Visual preference is subjective and often ill-captured by a single scalar score. This paper's core insight is to represent preferences as full score distributions produced by a reasoning-capable teacher VLM, then distill those reasoning-conditioned distributions into a compact, deployable student — preserving nuanced judgments without requiring reasoning at inference time. The approach yields large human-preference gains when used as a reward for text-to-image optimization.
Key Findings
- Teacher-student decomposition: a large VLM teacher performs reasoning to infer rubric-aligned score distributions; a compact student learns those distributions for fast inference — so what? you keep rich, uncertainty-aware judgments in production-friendly models.
- Group-wise Direct Score Optimization (GDSO): trains the teacher by combining expectation-based policy-gradient rewards with pointwise and pairwise supervision on score distributions and gaps — so what? it encourages both distributional fidelity and decision-consistent ranking.
- Reasoning-Internalized Score Distillation (RISD): transfers the teacher's reasoning-conditioned score distribution into the student without exposing reasoning chains at runtime — so what? you get near-teacher accuracy with a much smaller model and lower inference cost.
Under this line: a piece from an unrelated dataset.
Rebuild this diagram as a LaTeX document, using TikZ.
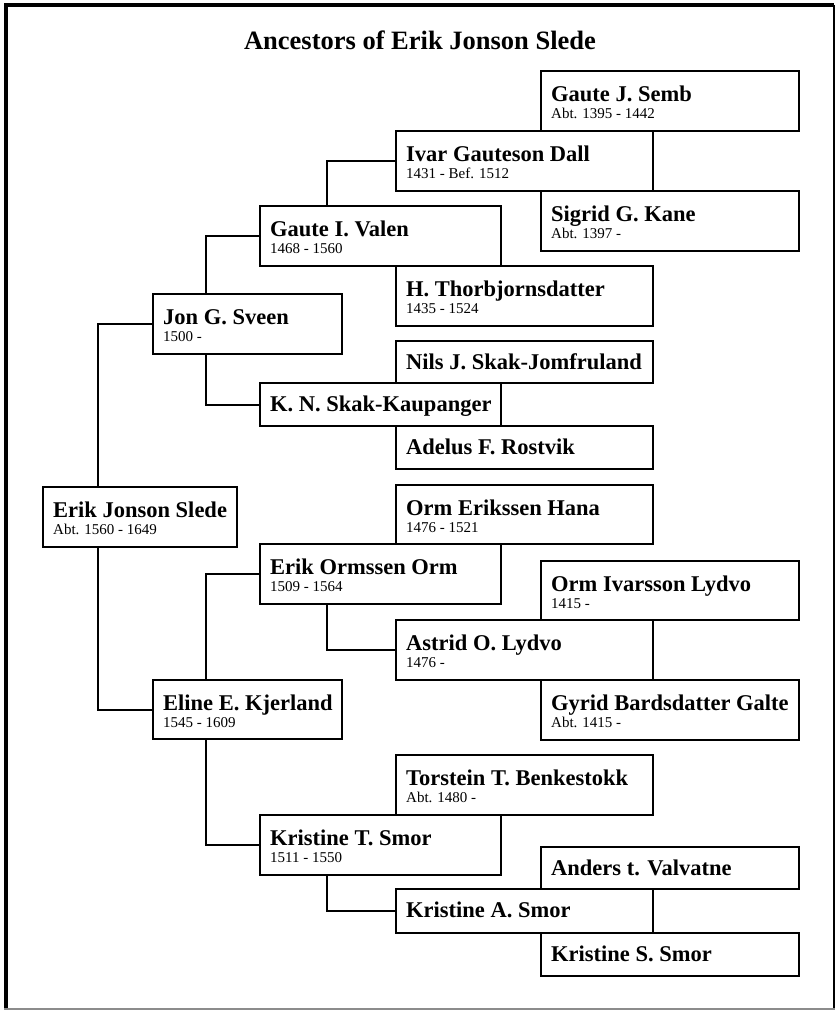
\documentclass[tikz,border=0pt]{standalone}
\usepackage{fontspec}
\setmainfont{Liberation Serif}
\usetikzlibrary{calc}

\tikzset{
  pbox/.style={rectangle, draw=black, line width=2pt, fill=white, inner sep=0pt, outer sep=0pt},
  pname/.style={font=\fontsize{22.5}{24}\selectfont\bfseries, inner sep=0pt, anchor=base west},
  pdate/.style={font=\fontsize{15}{16}\selectfont, inner sep=0pt, anchor=base west},
  link/.style={line width=2pt, draw=black},
}

% person box with name and dates: id, x, y, width, height, name, dates
\newcommand{\persontwo}[7]{%
  \node[pbox, minimum width=#4pt, minimum height=#5pt, anchor=north west] (#1) at (#2,#3) {};
  \node[pname] (#1-n) at ($(#1.north west)+(10,30.5)$) {#6};
  \node[pdate] (#1-d) at ($(#1.north west)+(10,47.5)$) {#7};
}
% person box with name only: id, x, y, width, height, name
\newcommand{\personone}[6]{%
  \node[pbox, minimum width=#4pt, minimum height=#5pt, anchor=north west] (#1) at (#2,#3) {};
  \node[pname] (#1-n) at ($(#1.north west)+(10,28.5)$) {#6};
}

\begin{document}
\begin{tikzpicture}[x=1pt, y=-1pt]
\useasboundingbox (0,0) rectangle (836,1011);
\fill[white] (0,0) rectangle (836,1011);

% page frame
\draw[line width=4pt, black] (5.5,1009) -- (5.5,5.5) -- (834,5.5);
\draw[line width=2.5pt, black] (834,5.5) -- (834,1009);
\draw[line width=2pt, black!45] (4,1009) -- (835,1009);

% title
\node[font=\fontsize{26.5}{28}\selectfont\bfseries, inner sep=0pt, anchor=base] (title) at (420,50) {Ancestors of Erik Jonson Slede};

% generation 5
\persontwo{gjs}{541}{71}{258}{60}{Gaute J. Semb}{Abt. 1395 - 1442}
\persontwo{sgk}{541}{191}{258}{60}{Sigrid G. Kane}{Abt. 1397 -}
\persontwo{oil}{541}{561}{258}{59}{Orm Ivarsson Lydvo}{1415 -}
\persontwo{gbg}{541}{680}{258}{60}{Gyrid Bardsdatter Galte}{Abt. 1415 -}
\personone{atv}{541}{847}{258}{42}{Anders t. Valvatne}
\personone{kss}{541}{933}{258}{43}{Kristine S. Smor}

% generation 4
\persontwo{ivar}{396}{131}{257}{60}{Ivar Gauteson Dall}{1431 - Bef. 1512}
\persontwo{ht}{396}{266}{257}{60}{H. Thorbjornsdatter}{1435 - 1524}
\personone{nils}{396}{341}{257}{42}{Nils J. Skak-Jomfruland}
\personone{adel}{396}{426}{257}{43}{Adelus F. Rostvik}
\persontwo{oeh}{396}{485}{257}{59}{Orm Erikssen Hana}{1476 - 1521}
\persontwo{aol}{396}{620}{257}{60}{Astrid O. Lydvo}{1476 -}
\persontwo{ttb}{396}{755}{257}{60}{Torstein T. Benkestokk}{Abt. 1480 -}
\personone{kas}{396}{889}{257}{44}{Kristine A. Smor}

% generation 3
\persontwo{gv}{260}{206}{241}{60}{Gaute I. Valen}{1468 - 1560}
\personone{kn}{260}{383}{241}{43}{K. N. Skak-Kaupanger}
\persontwo{eo}{260}{544}{241}{60}{Erik Ormssen Orm}{1509 - 1564}
\persontwo{kts}{260}{815}{241}{60}{Kristine T. Smor}{1511 - 1550}

% generation 2
\persontwo{jon}{153}{294}{189}{60}{Jon G. Sveen}{1500 -}
\persontwo{eline}{153}{680}{189}{59}{Eline E. Kjerland}{1545 - 1609}

% generation 1
\persontwo{ejs}{43}{487}{194}{60}{Erik Jonson Slede}{Abt. 1560 - 1649}

% parent links
\draw[link] (jon.west) -| ($(ejs.north west)+(55,0)$);
\draw[link] (eline.west) -| ($(ejs.south west)+(55,0)$);
\draw[link] (gv.west) -| ($(jon.north west)+(53,0)$);
\draw[link] (kn.west) -| ($(jon.south west)+(53,0)$);
\draw[link] (eo.west) -| ($(eline.north west)+(53,0)$);
\draw[link] (kts.west) -| ($(eline.south west)+(53,0)$);
\draw[link] (ivar.west) -| ($(gv.north west)+(67,0)$);
\draw[link] (aol.west) -| ($(eo.south west)+(67,0)$);
\draw[link] (kas.west) -| ($(kts.south west)+(67,0)$);
\end{tikzpicture}
\end{document}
- Empirical gains: the 27B GDSO teacher achieves 89.6% human preference accuracy and the 9B RISD student reaches 88.6%, and using Z-Reward as a differentiable reward yields a 41.3% net human-preference improvement over an SFT baseline — so what? distributional rewards materially improve perceived image quality.
Who It's For and Trade-offs
Great fit if you research or build text-to-image reward models, want uncertainty-aware preference signals, or need a deployable reward model that encodes reasoning without runtime chains. Look elsewhere if you cannot access or fine-tune large VLMs, need fully transparent reasoning at inference, or require publicly reproducible benchmarks (the evaluation uses an internally annotated set). Computational and annotation costs for training the teacher are nontrivial.
Method Overview
The teacher is a large vision-language model optimized with GDSO to output score distributions aligned to a human rubric; GDSO blends distribution-expectation policy gradients with direct supervision on distribution shapes and inter-score gaps. The student is trained with RISD to internalize those distributions into a compact VLM, enabling efficient deployment and use as a differentiable reward for downstream text-to-image optimization.